I still recall the smell of new carpet in our first brand new home. This was our first truly big ministry post as a worship pastor and felt much like moving into that new house with fresh paint and a tiny tree in the front yard. Our new church family filled our pantry, and for the years we served continued such hospitality. Everyone should get a honeymoon, and as with honeymoons, they are short-lived.
You would think with exponential growth that one would be in an ideal job situation in worship. But truth be told, fast pace of change brings chaos, and with that, challenges. You see, not long before I came on staff, this church opened a brand new sanctuary for worship. This humble group, used to fluorescent fixtures, exploded to a building with multiple catwalks and a balcony. The scale changed everything. Now, this young guy from the west coast arrives and even more change is put upon this bustling and growing church. So many mixed emotions exist in a fast-growing church. It is hard to keep up with the work, let alone one’s own reaction!
We all feel this as workers in the local church. The big service ends and the next Sunday it feels as if the oxygen levels in the church building are below half of usual. It has a name, this after-event nemesis: The Easter Wall. You have just put on one of the biggest events of the year. Easter–as well as Christmas–draw our largest crowds of people. After we indulge in that huge after-Easter nap, celebrate our team’s best foot forward, and warm from the afterglow of good vibes the normal time of year confronts us like a cinderblock wall at 30 miles per hour. We all have to go through the emotional and physical limitations of putting on our version of Super Bowl each Spring. We don’t regret it, no matter how tired we feel or how deep extra expenditures softened our budgets. The resurrection of our Lord deserves to be celebrated with as much splendor as we can muster. As the Psalmist sings, “Make his praise glorious!” Now that we had a great time, let’s get through the rest of the year.

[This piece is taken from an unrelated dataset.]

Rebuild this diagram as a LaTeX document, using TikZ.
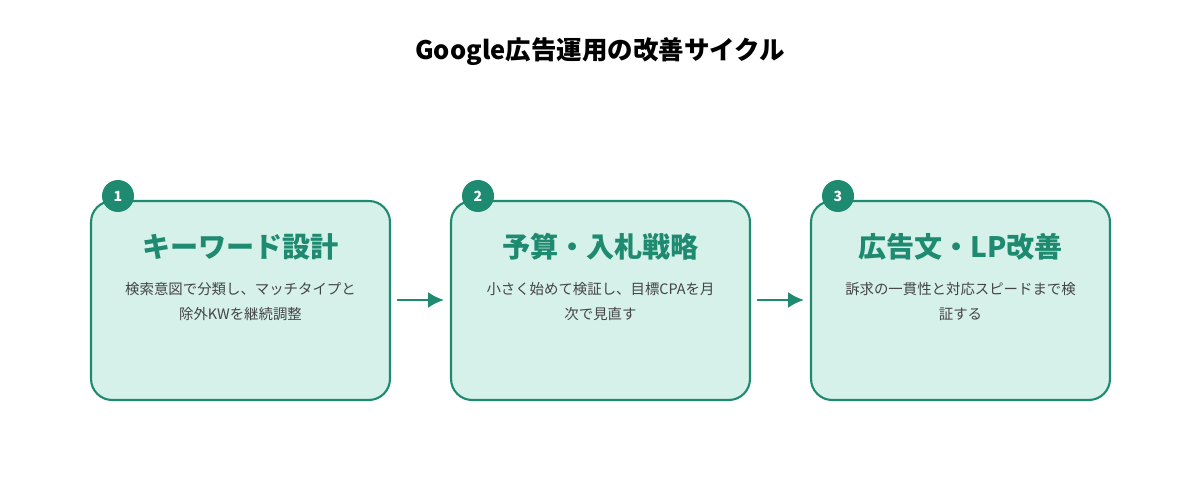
\documentclass[tikz,border=0pt]{standalone}
\usepackage{fontspec}
\setmainfont{Noto Sans CJK JP}
\usetikzlibrary{positioning,arrows.meta}
\definecolor{teal1}{HTML}{1E8A70}
\definecolor{mint}{HTML}{D6F1EA}
\definecolor{txtgray}{HTML}{444444}
\tikzset{
  stepbox/.style={draw=teal1, line width=1.2pt, fill=mint, rounded corners=12pt,
    minimum width=5.98cm, minimum height=3.98cm, inner sep=0pt},
  badge/.style={circle, fill=teal1, text=white, minimum size=0.64cm, inner sep=0pt,
    font=\fontsize{8}{8}\selectfont\bfseries},
  steptitle/.style={text=teal1, font=\fontsize{16}{18}\selectfont\bfseries},
  stepdesc/.style={text=txtgray, align=center, font=\fontsize{8.2}{14.2}\selectfont},
  flow/.style={draw=teal1, line width=1.4pt, -{Latex[length=9pt,width=9pt]}}
}
\begin{document}
\begin{tikzpicture}[x=0.02cm,y=-0.02cm]
  \useasboundingbox (0,0) rectangle (1200,500);
  \node[font=\fontsize{14.5}{16}\selectfont\bfseries] (title) at (600,52) {Google広告運用の改善サイクル};
  % step boxes
  \node[stepbox] (s1) at (240.5,300.5) {};
  \node[stepbox] (s2) at (600.5,300.5) {};
  \node[stepbox] (s3) at (960.5,300.5) {};
  % badges
  \node[badge] (b1) at (118,196) {1};
  \node[badge] (b2) at (478,196) {2};
  \node[badge] (b3) at (838,196) {3};
  % titles
  \node[steptitle] (t1) at (240.5,247) {キーワード設計};
  \node[steptitle] (t2) at (600.5,247) {予算・入札戦略};
  \node[steptitle] (t3) at (960.5,247) {広告文・LP改善};
  % descriptions
  \node[stepdesc, anchor=north] (d1) at (240.5,276) {検索意図で分類し、マッチタイプと\\除外KWを継続調整};
  \node[stepdesc, anchor=north] (d2) at (600.5,276) {小さく始めて検証し、目標CPAを月\\次で見直す};
  \node[stepdesc, anchor=north] (d3) at (960.5,276) {訴求の一貫性と対応スピードまで検\\証する};
  % arrows
  \coordinate (a1s) at (397,300); \coordinate (a1e) at (444,300);
  \coordinate (a2s) at (757,300); \coordinate (a2e) at (804,300);
  \draw[flow] (a1s) -- (a1e);
  \draw[flow] (a2s) -- (a2e);
\end{tikzpicture}
\end{document}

Easter Sunday, often called the Super Bowl of the church by many, happens but once a year. In other words, we put a lot of our eggs in the basket of Easter–more than we might be willing to admit at times. (Yes, forgive the intended pun.) Not too many years ago, I recalled one such game day. Easter Sunday services kicked off and ended with a booming playlist of radio pop music accompanied with beach balls, balloons, and fun. Of course, people were having a blast and the desired “feels” brought pats on the back and “attaboys” from church leaders for the service programming. What is wrong with feeling great, anyway? After all, people in our culture feel defeated and stressed by our lifestyle. Our emotions matter, too. We have to be willing to have empathy and even plan our worship around real people and where their lives are lived. Being in a bubble is a failure for a leader. The heart of the planning was to relate to such felt needs. This is what Jesus himself often did.